◆ **STATED GOAL**
Do not copy the pictures; transcribe all other material exactly.

***** SOURCE DATA

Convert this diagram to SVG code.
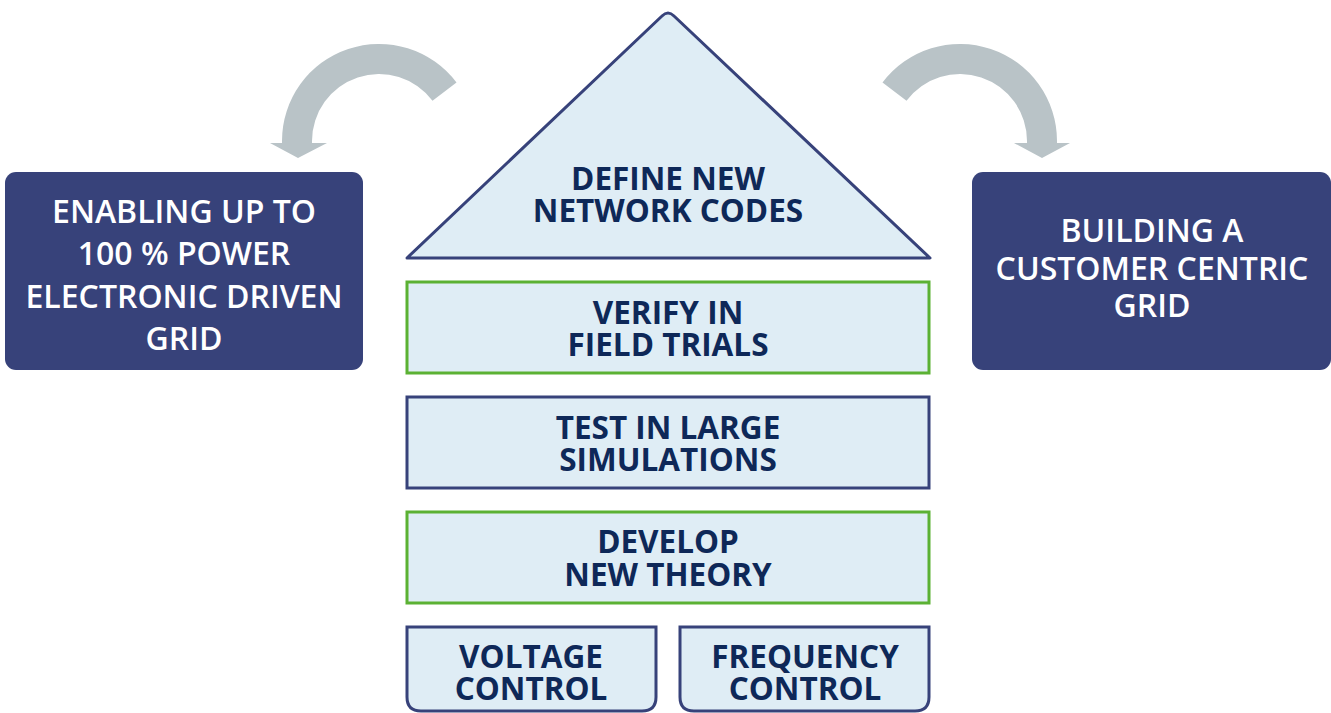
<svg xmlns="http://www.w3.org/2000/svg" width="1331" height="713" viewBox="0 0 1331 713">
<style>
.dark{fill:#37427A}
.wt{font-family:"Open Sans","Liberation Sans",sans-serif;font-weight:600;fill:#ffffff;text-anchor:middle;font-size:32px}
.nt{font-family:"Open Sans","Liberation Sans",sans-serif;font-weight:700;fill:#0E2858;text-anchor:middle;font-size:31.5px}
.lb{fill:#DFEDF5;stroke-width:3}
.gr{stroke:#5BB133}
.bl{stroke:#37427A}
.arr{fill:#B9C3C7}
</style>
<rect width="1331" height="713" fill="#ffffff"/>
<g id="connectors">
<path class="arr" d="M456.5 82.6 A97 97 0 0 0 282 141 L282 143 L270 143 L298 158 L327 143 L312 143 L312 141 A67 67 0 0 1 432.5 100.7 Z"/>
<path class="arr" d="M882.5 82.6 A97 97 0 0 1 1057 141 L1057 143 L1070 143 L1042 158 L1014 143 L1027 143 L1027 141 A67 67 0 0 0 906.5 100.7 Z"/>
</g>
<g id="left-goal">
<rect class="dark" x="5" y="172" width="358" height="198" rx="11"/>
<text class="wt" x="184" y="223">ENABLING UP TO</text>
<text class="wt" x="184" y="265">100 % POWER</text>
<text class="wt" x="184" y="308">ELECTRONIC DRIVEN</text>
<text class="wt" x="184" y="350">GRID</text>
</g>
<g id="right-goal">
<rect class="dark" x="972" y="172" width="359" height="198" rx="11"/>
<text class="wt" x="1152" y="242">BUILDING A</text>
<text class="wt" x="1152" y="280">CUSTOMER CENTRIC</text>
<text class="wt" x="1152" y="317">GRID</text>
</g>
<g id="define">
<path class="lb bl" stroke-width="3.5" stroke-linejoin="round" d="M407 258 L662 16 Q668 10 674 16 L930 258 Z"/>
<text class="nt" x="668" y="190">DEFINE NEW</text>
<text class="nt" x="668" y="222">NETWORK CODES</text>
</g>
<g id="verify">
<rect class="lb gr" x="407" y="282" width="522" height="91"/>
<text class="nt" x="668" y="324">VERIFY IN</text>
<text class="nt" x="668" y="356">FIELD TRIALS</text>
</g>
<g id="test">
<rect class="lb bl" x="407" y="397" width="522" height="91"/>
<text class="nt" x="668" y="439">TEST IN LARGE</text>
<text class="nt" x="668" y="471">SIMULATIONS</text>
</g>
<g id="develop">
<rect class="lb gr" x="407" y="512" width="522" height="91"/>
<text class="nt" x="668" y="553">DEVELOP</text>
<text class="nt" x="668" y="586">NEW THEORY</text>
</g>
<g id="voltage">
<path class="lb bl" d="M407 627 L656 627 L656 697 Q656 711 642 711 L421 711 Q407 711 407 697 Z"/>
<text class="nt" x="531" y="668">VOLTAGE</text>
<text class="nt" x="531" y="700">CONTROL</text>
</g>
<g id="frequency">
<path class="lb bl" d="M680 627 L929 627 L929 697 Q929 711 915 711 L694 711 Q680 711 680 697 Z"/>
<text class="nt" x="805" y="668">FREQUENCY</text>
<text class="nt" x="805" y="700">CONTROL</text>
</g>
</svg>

**********

◆ **SOLUTION TO THIS EXERCISE**
Convert this diagram to SVG code.
<svg xmlns="http://www.w3.org/2000/svg" width="1331" height="713" viewBox="0 0 1331 713">
<style>
.dark{fill:#37427A}
.wt{font-family:"Open Sans","Liberation Sans",sans-serif;font-weight:600;fill:#ffffff;text-anchor:middle;font-size:32px}
.nt{font-family:"Open Sans","Liberation Sans",sans-serif;font-weight:700;fill:#0E2858;text-anchor:middle;font-size:31.5px}
.lb{fill:#DFEDF5;stroke-width:3}
.gr{stroke:#5BB133}
.bl{stroke:#37427A}
.arr{fill:#B9C3C7}
</style>
<rect width="1331" height="713" fill="#ffffff"/>
<g id="connectors">
<path class="arr" d="M456.5 82.6 A97 97 0 0 0 282 141 L282 143 L270 143 L298 158 L327 143 L312 143 L312 141 A67 67 0 0 1 432.5 100.7 Z"/>
<path class="arr" d="M882.5 82.6 A97 97 0 0 1 1057 141 L1057 143 L1070 143 L1042 158 L1014 143 L1027 143 L1027 141 A67 67 0 0 0 906.5 100.7 Z"/>
</g>
<g id="left-goal">
<rect class="dark" x="5" y="172" width="358" height="198" rx="11"/>
<text class="wt" x="184" y="223">ENABLING UP TO</text>
<text class="wt" x="184" y="265">100 % POWER</text>
<text class="wt" x="184" y="308">ELECTRONIC DRIVEN</text>
<text class="wt" x="184" y="350">GRID</text>
</g>
<g id="right-goal">
<rect class="dark" x="972" y="172" width="359" height="198" rx="11"/>
<text class="wt" x="1152" y="242">BUILDING A</text>
<text class="wt" x="1152" y="280">CUSTOMER CENTRIC</text>
<text class="wt" x="1152" y="317">GRID</text>
</g>
<g id="define">
<path class="lb bl" stroke-width="3.5" stroke-linejoin="round" d="M407 258 L662 16 Q668 10 674 16 L930 258 Z"/>
<text class="nt" x="668" y="190">DEFINE NEW</text>
<text class="nt" x="668" y="222">NETWORK CODES</text>
</g>
<g id="verify">
<rect class="lb gr" x="407" y="282" width="522" height="91"/>
<text class="nt" x="668" y="324">VERIFY IN</text>
<text class="nt" x="668" y="356">FIELD TRIALS</text>
</g>
<g id="test">
<rect class="lb bl" x="407" y="397" width="522" height="91"/>
<text class="nt" x="668" y="439">TEST IN LARGE</text>
<text class="nt" x="668" y="471">SIMULATIONS</text>
</g>
<g id="develop">
<rect class="lb gr" x="407" y="512" width="522" height="91"/>
<text class="nt" x="668" y="553">DEVELOP</text>
<text class="nt" x="668" y="586">NEW THEORY</text>
</g>
<g id="voltage">
<path class="lb bl" d="M407 627 L656 627 L656 697 Q656 711 642 711 L421 711 Q407 711 407 697 Z"/>
<text class="nt" x="531" y="668">VOLTAGE</text>
<text class="nt" x="531" y="700">CONTROL</text>
</g>
<g id="frequency">
<path class="lb bl" d="M680 627 L929 627 L929 697 Q929 711 915 711 L694 711 Q680 711 680 697 Z"/>
<text class="nt" x="805" y="668">FREQUENCY</text>
<text class="nt" x="805" y="700">CONTROL</text>
</g>
</svg>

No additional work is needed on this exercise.